- SET PROBLEM
Transcribe the entries below exactly; leave every image out.

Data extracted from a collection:
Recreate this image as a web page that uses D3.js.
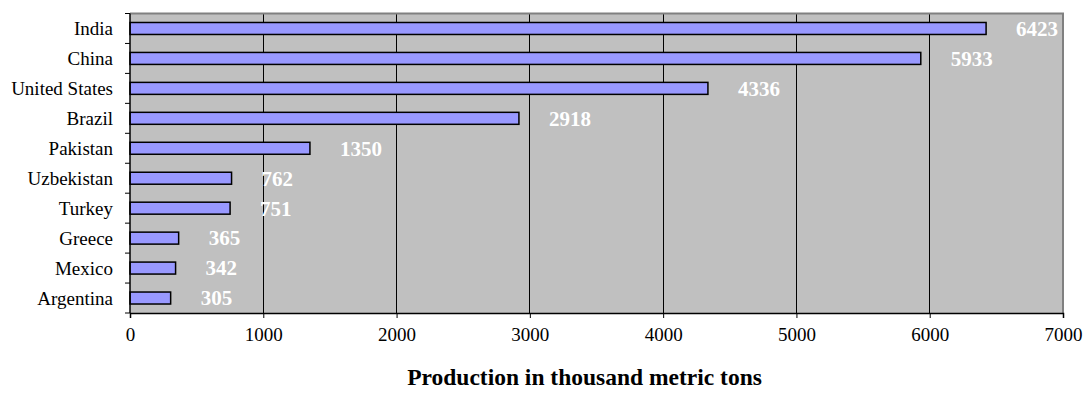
<!DOCTYPE html>
<html>
<head>
<meta charset="utf-8">
<script src="https://cdn.jsdelivr.net/npm/d3@7"></script>
<style>
  html, body { margin: 0; padding: 0; background: #ffffff; }
  svg { display: block; }
  text { font-family: "Liberation Serif", "Times New Roman", serif; }
</style>
</head>
<body>
<svg id="chart" width="1084" height="398"></svg>
<script>
// Cotton production by country, thousand metric tons
const countries = ["India", "China", "United States", "Brazil", "Pakistan",
                   "Uzbekistan", "Turkey", "Greece", "Mexico", "Argentina"];
const production = [6423, 5933, 4336, 2918, 1350, 762, 751, 365, 342, 305];
const xTicks = [0, 1000, 2000, 3000, 4000, 5000, 6000, 7000];
const axisTitle = "Production in thousand metric tons";

const rows = countries.map((c, i) => ({ country: c, value: production[i] }));

const svg = d3.select("#chart");
const margin = { top: 13.5, right: 21, bottom: 85, left: 130 };
const width = 1084 - margin.left - margin.right;
const height = 398 - margin.top - margin.bottom;

const g = svg.append("g").attr("transform", `translate(${margin.left},${margin.top})`);

const x = d3.scaleLinear().domain([0, 7000]).range([0, width]);
const y = d3.scaleBand().domain(countries).range([0, height]).paddingInner(0.6).paddingOuter(0.3);

// plot area background
g.append("rect")
  .attr("x", 0).attr("y", 0)
  .attr("width", width).attr("height", height)
  .attr("fill", "#c0c0c0");

// vertical gridlines
g.append("g")
  .selectAll("line")
  .data(xTicks.filter(t => t > 0 && t < 7000))
  .join("line")
  .attr("x1", d => x(d)).attr("x2", d => x(d))
  .attr("y1", 0).attr("y2", height)
  .attr("stroke", "#000").attr("stroke-width", 1)
  .attr("shape-rendering", "crispEdges");

// plot border (top and right)
g.append("path")
  .attr("d", `M0,0H${width}V${height}`)
  .attr("fill", "none")
  .attr("stroke", "#808080")
  .attr("stroke-width", 2);

// bars
g.append("g")
  .selectAll("rect")
  .data(rows)
  .join("rect")
  .attr("x", x(0))
  .attr("y", d => y(d.country))
  .attr("width", d => x(d.value) - x(0))
  .attr("height", y.bandwidth())
  .attr("fill", "#9999ff")
  .attr("stroke", "#000")
  .attr("stroke-width", 1.5);

// value labels
g.append("g")
  .selectAll("text")
  .data(rows)
  .join("text")
  .attr("x", d => x(d.value) + 30)
  .attr("y", d => y(d.country) + y.bandwidth() / 2)
  .attr("dy", "0.35em")
  .attr("fill", "#ffffff")
  .attr("font-weight", "bold")
  .attr("font-size", 21)
  .text(d => d.value);

// x axis
const xAxis = g.append("g")
  .attr("transform", `translate(0,${height})`)
  .call(d3.axisBottom(x).tickValues(xTicks).tickSize(5).tickPadding(10).tickFormat(d3.format("d")));
xAxis.select(".domain").attr("stroke", "#000").attr("stroke-width", 1.5);
xAxis.selectAll(".tick line").attr("stroke", "#000");
xAxis.selectAll("text")
  .attr("font-family", "Liberation Serif, Times New Roman, serif")
  .attr("font-size", 19)
  .attr("fill", "#000");

// y axis: ticks on category boundaries
const yAxis = g.append("g");
yAxis.append("line")
  .attr("x1", 0).attr("x2", 0)
  .attr("y1", 0).attr("y2", height)
  .attr("stroke", "#000").attr("stroke-width", 1.5);
yAxis.selectAll("line.bnd")
  .data(d3.range(countries.length + 1))
  .join("line")
  .attr("class", "bnd")
  .attr("x1", -5).attr("x2", 0)
  .attr("y1", i => i * height / countries.length)
  .attr("y2", i => i * height / countries.length)
  .attr("stroke", "#000");
yAxis.selectAll("text")
  .data(countries)
  .join("text")
  .attr("x", -17)
  .attr("y", d => y(d) + y.bandwidth() / 2)
  .attr("dy", "0.35em")
  .attr("text-anchor", "end")
  .attr("font-size", 19)
  .attr("fill", "#000")
  .text(d => d);

// axis title
svg.append("text")
  .attr("x", 584.5)
  .attr("y", 385)
  .attr("text-anchor", "middle")
  .attr("font-weight", "bold")
  .attr("font-size", 23.5)
  .attr("fill", "#000")
  .text(axisTitle);
</script>
</body>
</html>
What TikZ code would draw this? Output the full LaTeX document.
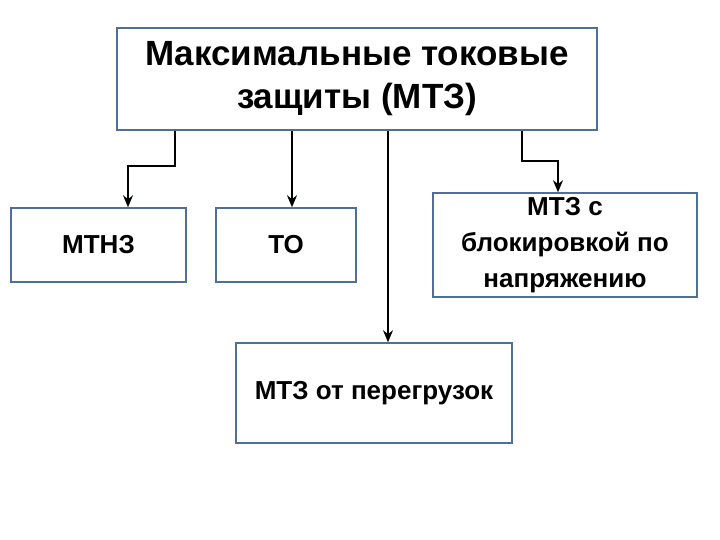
\documentclass[tikz,border=0pt]{standalone}
\usepackage{fontspec}
\setmainfont{Liberation Sans}
\usetikzlibrary{arrows.meta}
\definecolor{bord}{HTML}{4F6F96}
\begin{document}
\begin{tikzpicture}[x=1pt,y=-1pt,
 box/.style={draw=bord,line width=1.5pt,align=center,inner sep=0pt,font=\bfseries\fontsize{26}{36}\selectfont},
 conn/.style={line width=2.2pt,-{Stealth[length=12pt,width=10pt]}}]
\useasboundingbox (0,0) rectangle (720,540);
\node[box,minimum width=480,minimum height=102,font=\bfseries\fontsize{35}{43}\selectfont] (top) at (357,79) {Максимальные токовые\\защиты (МТЗ)};
\node[box,minimum width=175,minimum height=74] (a) at (98.5,245) {МТНЗ};
\node[box,minimum width=140,minimum height=74] (b) at (286,245) {ТО};
\node[box,minimum width=264,minimum height=104] (c) at (565,245) {МТЗ с\\блокировкой по\\напряжению};
\node[box,minimum width=276,minimum height=100] (d) at (374,393) {МТЗ от перегрузок};
\draw[conn] (top.south -| 175,0) -- (175,166) -- (128,166) -- (a.north -| 128,0);
\draw[conn] (top.south -| 292,0) -- (b.north -| 292,0);
\draw[conn] (top.south -| 388,0) -- (d.north -| 388,0);
\draw[conn] (top.south -| 522,0) -- (522,161) -- (558,161) -- (c.north -| 558,0);
\end{tikzpicture}
\end{document}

- WRITTEN REPLY
Recreate this image as a web page that uses D3.js.
<!DOCTYPE html>
<html>
<head>
<meta charset="utf-8">
<script src="https://cdn.jsdelivr.net/npm/d3@7"></script>
<style>
  html, body { margin: 0; padding: 0; background: #ffffff; }
  svg { display: block; }
  text { font-family: "Liberation Serif", "Times New Roman", serif; }
</style>
</head>
<body>
<svg id="chart" width="1084" height="398"></svg>
<script>
// Cotton production by country, thousand metric tons
const countries = ["India", "China", "United States", "Brazil", "Pakistan",
                   "Uzbekistan", "Turkey", "Greece", "Mexico", "Argentina"];
const production = [6423, 5933, 4336, 2918, 1350, 762, 751, 365, 342, 305];
const xTicks = [0, 1000, 2000, 3000, 4000, 5000, 6000, 7000];
const axisTitle = "Production in thousand metric tons";

const rows = countries.map((c, i) => ({ country: c, value: production[i] }));

const svg = d3.select("#chart");
const margin = { top: 13.5, right: 21, bottom: 85, left: 130 };
const width = 1084 - margin.left - margin.right;
const height = 398 - margin.top - margin.bottom;

const g = svg.append("g").attr("transform", `translate(${margin.left},${margin.top})`);

const x = d3.scaleLinear().domain([0, 7000]).range([0, width]);
const y = d3.scaleBand().domain(countries).range([0, height]).paddingInner(0.6).paddingOuter(0.3);

// plot area background
g.append("rect")
  .attr("x", 0).attr("y", 0)
  .attr("width", width).attr("height", height)
  .attr("fill", "#c0c0c0");

// vertical gridlines
g.append("g")
  .selectAll("line")
  .data(xTicks.filter(t => t > 0 && t < 7000))
  .join("line")
  .attr("x1", d => x(d)).attr("x2", d => x(d))
  .attr("y1", 0).attr("y2", height)
  .attr("stroke", "#000").attr("stroke-width", 1)
  .attr("shape-rendering", "crispEdges");

// plot border (top and right)
g.append("path")
  .attr("d", `M0,0H${width}V${height}`)
  .attr("fill", "none")
  .attr("stroke", "#808080")
  .attr("stroke-width", 2);

// bars
g.append("g")
  .selectAll("rect")
  .data(rows)
  .join("rect")
  .attr("x", x(0))
  .attr("y", d => y(d.country))
  .attr("width", d => x(d.value) - x(0))
  .attr("height", y.bandwidth())
  .attr("fill", "#9999ff")
  .attr("stroke", "#000")
  .attr("stroke-width", 1.5);

// value labels
g.append("g")
  .selectAll("text")
  .data(rows)
  .join("text")
  .attr("x", d => x(d.value) + 30)
  .attr("y", d => y(d.country) + y.bandwidth() / 2)
  .attr("dy", "0.35em")
  .attr("fill", "#ffffff")
  .attr("font-weight", "bold")
  .attr("font-size", 21)
  .text(d => d.value);

// x axis
const xAxis = g.append("g")
  .attr("transform", `translate(0,${height})`)
  .call(d3.axisBottom(x).tickValues(xTicks).tickSize(5).tickPadding(10).tickFormat(d3.format("d")));
xAxis.select(".domain").attr("stroke", "#000").attr("stroke-width", 1.5);
xAxis.selectAll(".tick line").attr("stroke", "#000");
xAxis.selectAll("text")
  .attr("font-family", "Liberation Serif, Times New Roman, serif")
  .attr("font-size", 19)
  .attr("fill", "#000");

// y axis: ticks on category boundaries
const yAxis = g.append("g");
yAxis.append("line")
  .attr("x1", 0).attr("x2", 0)
  .attr("y1", 0).attr("y2", height)
  .attr("stroke", "#000").attr("stroke-width", 1.5);
yAxis.selectAll("line.bnd")
  .data(d3.range(countries.length + 1))
  .join("line")
  .attr("class", "bnd")
  .attr("x1", -5).attr("x2", 0)
  .attr("y1", i => i * height / countries.length)
  .attr("y2", i => i * height / countries.length)
  .attr("stroke", "#000");
yAxis.selectAll("text")
  .data(countries)
  .join("text")
  .attr("x", -17)
  .attr("y", d => y(d) + y.bandwidth() / 2)
  .attr("dy", "0.35em")
  .attr("text-anchor", "end")
  .attr("font-size", 19)
  .attr("fill", "#000")
  .text(d => d);

// axis title
svg.append("text")
  .attr("x", 584.5)
  .attr("y", 385)
  .attr("text-anchor", "middle")
  .attr("font-weight", "bold")
  .attr("font-size", 23.5)
  .attr("fill", "#000")
  .text(axisTitle);
</script>
</body>
</html>
What TikZ code would draw this? Output the full LaTeX document.
\documentclass[tikz,border=0pt]{standalone}
\usepackage{fontspec}
\setmainfont{Liberation Sans}
\usetikzlibrary{arrows.meta}
\definecolor{bord}{HTML}{4F6F96}
\begin{document}
\begin{tikzpicture}[x=1pt,y=-1pt,
 box/.style={draw=bord,line width=1.5pt,align=center,inner sep=0pt,font=\bfseries\fontsize{26}{36}\selectfont},
 conn/.style={line width=2.2pt,-{Stealth[length=12pt,width=10pt]}}]
\useasboundingbox (0,0) rectangle (720,540);
\node[box,minimum width=480,minimum height=102,font=\bfseries\fontsize{35}{43}\selectfont] (top) at (357,79) {Максимальные токовые\\защиты (МТЗ)};
\node[box,minimum width=175,minimum height=74] (a) at (98.5,245) {МТНЗ};
\node[box,minimum width=140,minimum height=74] (b) at (286,245) {ТО};
\node[box,minimum width=264,minimum height=104] (c) at (565,245) {МТЗ с\\блокировкой по\\напряжению};
\node[box,minimum width=276,minimum height=100] (d) at (374,393) {МТЗ от перегрузок};
\draw[conn] (top.south -| 175,0) -- (175,166) -- (128,166) -- (a.north -| 128,0);
\draw[conn] (top.south -| 292,0) -- (b.north -| 292,0);
\draw[conn] (top.south -| 388,0) -- (d.north -| 388,0);
\draw[conn] (top.south -| 522,0) -- (522,161) -- (558,161) -- (c.north -| 558,0);
\end{tikzpicture}
\end{document}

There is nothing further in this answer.